TASK GOAL:
Leave out the pictures and reproduce all of the data exactly.

☆ ☆ ☆ ☆

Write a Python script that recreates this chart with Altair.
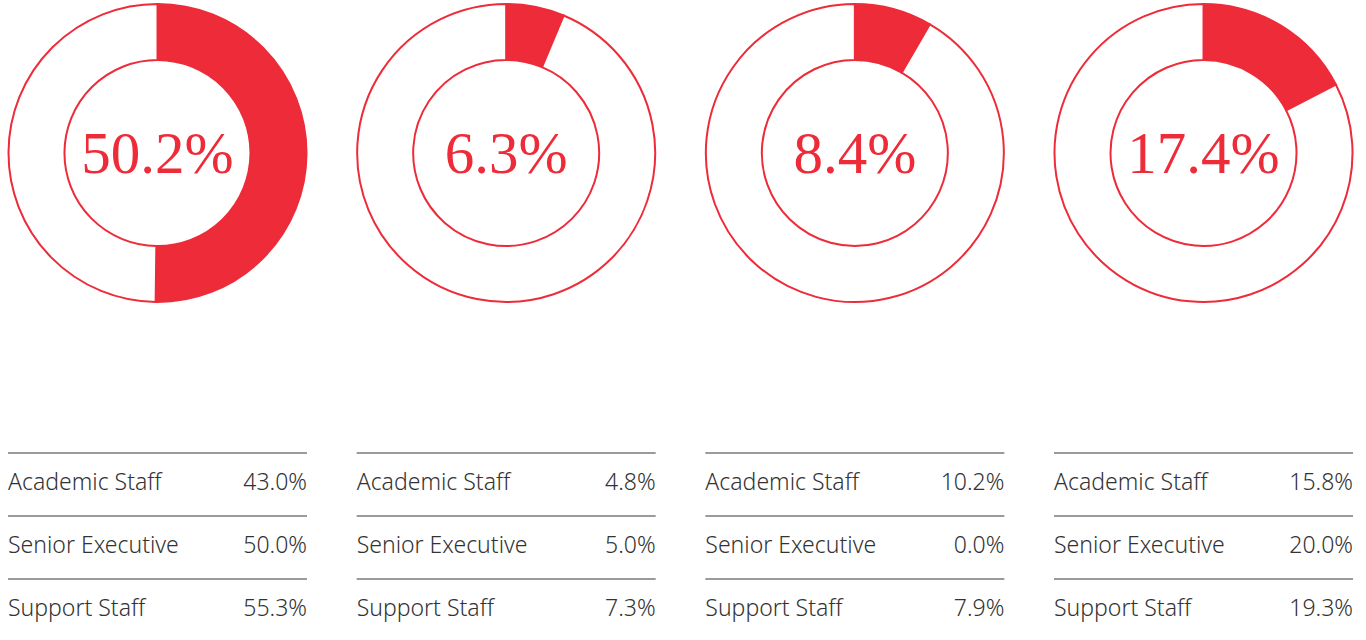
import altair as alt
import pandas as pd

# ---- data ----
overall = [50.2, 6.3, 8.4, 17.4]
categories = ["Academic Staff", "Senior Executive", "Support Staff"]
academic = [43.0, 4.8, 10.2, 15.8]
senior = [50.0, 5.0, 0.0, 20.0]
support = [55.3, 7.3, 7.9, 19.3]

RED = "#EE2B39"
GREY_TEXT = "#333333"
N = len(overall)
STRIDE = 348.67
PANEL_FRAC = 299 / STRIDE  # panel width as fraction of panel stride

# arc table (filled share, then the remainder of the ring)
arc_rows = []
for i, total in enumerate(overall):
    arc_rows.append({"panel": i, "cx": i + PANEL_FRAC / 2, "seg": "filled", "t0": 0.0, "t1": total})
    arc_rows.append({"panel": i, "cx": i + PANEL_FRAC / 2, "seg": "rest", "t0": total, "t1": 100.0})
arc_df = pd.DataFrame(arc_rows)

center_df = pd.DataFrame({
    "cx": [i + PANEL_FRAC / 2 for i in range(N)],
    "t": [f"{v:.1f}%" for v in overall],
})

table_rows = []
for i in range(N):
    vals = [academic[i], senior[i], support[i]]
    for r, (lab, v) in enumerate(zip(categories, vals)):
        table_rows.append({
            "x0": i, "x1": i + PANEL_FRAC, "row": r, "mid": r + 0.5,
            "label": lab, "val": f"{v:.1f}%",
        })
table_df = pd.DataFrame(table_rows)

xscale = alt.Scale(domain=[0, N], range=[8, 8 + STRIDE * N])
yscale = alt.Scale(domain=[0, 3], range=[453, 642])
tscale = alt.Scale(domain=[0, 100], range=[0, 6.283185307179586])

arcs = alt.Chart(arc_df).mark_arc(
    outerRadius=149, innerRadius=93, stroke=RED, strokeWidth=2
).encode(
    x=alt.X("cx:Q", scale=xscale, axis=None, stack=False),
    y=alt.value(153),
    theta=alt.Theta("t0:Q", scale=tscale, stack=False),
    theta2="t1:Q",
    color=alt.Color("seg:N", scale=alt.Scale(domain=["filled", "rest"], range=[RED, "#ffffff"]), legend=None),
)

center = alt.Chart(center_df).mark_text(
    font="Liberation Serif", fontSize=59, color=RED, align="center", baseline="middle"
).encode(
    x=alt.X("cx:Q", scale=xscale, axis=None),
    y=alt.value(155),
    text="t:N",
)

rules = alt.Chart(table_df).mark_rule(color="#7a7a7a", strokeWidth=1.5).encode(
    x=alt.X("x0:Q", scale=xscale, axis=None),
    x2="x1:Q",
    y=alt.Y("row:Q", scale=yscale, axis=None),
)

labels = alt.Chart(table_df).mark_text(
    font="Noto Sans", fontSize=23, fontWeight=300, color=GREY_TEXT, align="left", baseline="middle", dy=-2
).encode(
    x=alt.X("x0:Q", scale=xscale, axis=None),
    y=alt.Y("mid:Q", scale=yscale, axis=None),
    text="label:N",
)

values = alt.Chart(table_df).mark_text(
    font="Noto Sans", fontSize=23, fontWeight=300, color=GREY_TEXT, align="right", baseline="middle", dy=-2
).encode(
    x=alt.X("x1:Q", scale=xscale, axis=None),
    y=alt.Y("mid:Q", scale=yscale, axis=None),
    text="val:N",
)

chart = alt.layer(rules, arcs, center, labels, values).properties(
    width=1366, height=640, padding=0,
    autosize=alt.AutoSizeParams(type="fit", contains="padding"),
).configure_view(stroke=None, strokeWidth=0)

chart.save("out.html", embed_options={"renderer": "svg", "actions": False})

☆ ☆ ☆ ☆

ANSWER:
Write a Python script that recreates this chart with Altair.
import altair as alt
import pandas as pd

# ---- data ----
overall = [50.2, 6.3, 8.4, 17.4]
categories = ["Academic Staff", "Senior Executive", "Support Staff"]
academic = [43.0, 4.8, 10.2, 15.8]
senior = [50.0, 5.0, 0.0, 20.0]
support = [55.3, 7.3, 7.9, 19.3]

RED = "#EE2B39"
GREY_TEXT = "#333333"
N = len(overall)
STRIDE = 348.67
PANEL_FRAC = 299 / STRIDE  # panel width as fraction of panel stride

# arc table (filled share, then the remainder of the ring)
arc_rows = []
for i, total in enumerate(overall):
    arc_rows.append({"panel": i, "cx": i + PANEL_FRAC / 2, "seg": "filled", "t0": 0.0, "t1": total})
    arc_rows.append({"panel": i, "cx": i + PANEL_FRAC / 2, "seg": "rest", "t0": total, "t1": 100.0})
arc_df = pd.DataFrame(arc_rows)

center_df = pd.DataFrame({
    "cx": [i + PANEL_FRAC / 2 for i in range(N)],
    "t": [f"{v:.1f}%" for v in overall],
})

table_rows = []
for i in range(N):
    vals = [academic[i], senior[i], support[i]]
    for r, (lab, v) in enumerate(zip(categories, vals)):
        table_rows.append({
            "x0": i, "x1": i + PANEL_FRAC, "row": r, "mid": r + 0.5,
            "label": lab, "val": f"{v:.1f}%",
        })
table_df = pd.DataFrame(table_rows)

xscale = alt.Scale(domain=[0, N], range=[8, 8 + STRIDE * N])
yscale = alt.Scale(domain=[0, 3], range=[453, 642])
tscale = alt.Scale(domain=[0, 100], range=[0, 6.283185307179586])

arcs = alt.Chart(arc_df).mark_arc(
    outerRadius=149, innerRadius=93, stroke=RED, strokeWidth=2
).encode(
    x=alt.X("cx:Q", scale=xscale, axis=None, stack=False),
    y=alt.value(153),
    theta=alt.Theta("t0:Q", scale=tscale, stack=False),
    theta2="t1:Q",
    color=alt.Color("seg:N", scale=alt.Scale(domain=["filled", "rest"], range=[RED, "#ffffff"]), legend=None),
)

center = alt.Chart(center_df).mark_text(
    font="Liberation Serif", fontSize=59, color=RED, align="center", baseline="middle"
).encode(
    x=alt.X("cx:Q", scale=xscale, axis=None),
    y=alt.value(155),
    text="t:N",
)

rules = alt.Chart(table_df).mark_rule(color="#7a7a7a", strokeWidth=1.5).encode(
    x=alt.X("x0:Q", scale=xscale, axis=None),
    x2="x1:Q",
    y=alt.Y("row:Q", scale=yscale, axis=None),
)

labels = alt.Chart(table_df).mark_text(
    font="Noto Sans", fontSize=23, fontWeight=300, color=GREY_TEXT, align="left", baseline="middle", dy=-2
).encode(
    x=alt.X("x0:Q", scale=xscale, axis=None),
    y=alt.Y("mid:Q", scale=yscale, axis=None),
    text="label:N",
)

values = alt.Chart(table_df).mark_text(
    font="Noto Sans", fontSize=23, fontWeight=300, color=GREY_TEXT, align="right", baseline="middle", dy=-2
).encode(
    x=alt.X("x1:Q", scale=xscale, axis=None),
    y=alt.Y("mid:Q", scale=yscale, axis=None),
    text="val:N",
)

chart = alt.layer(rules, arcs, center, labels, values).properties(
    width=1366, height=640, padding=0,
    autosize=alt.AutoSizeParams(type="fit", contains="padding"),
).configure_view(stroke=None, strokeWidth=0)

chart.save("out.html", embed_options={"renderer": "svg", "actions": False})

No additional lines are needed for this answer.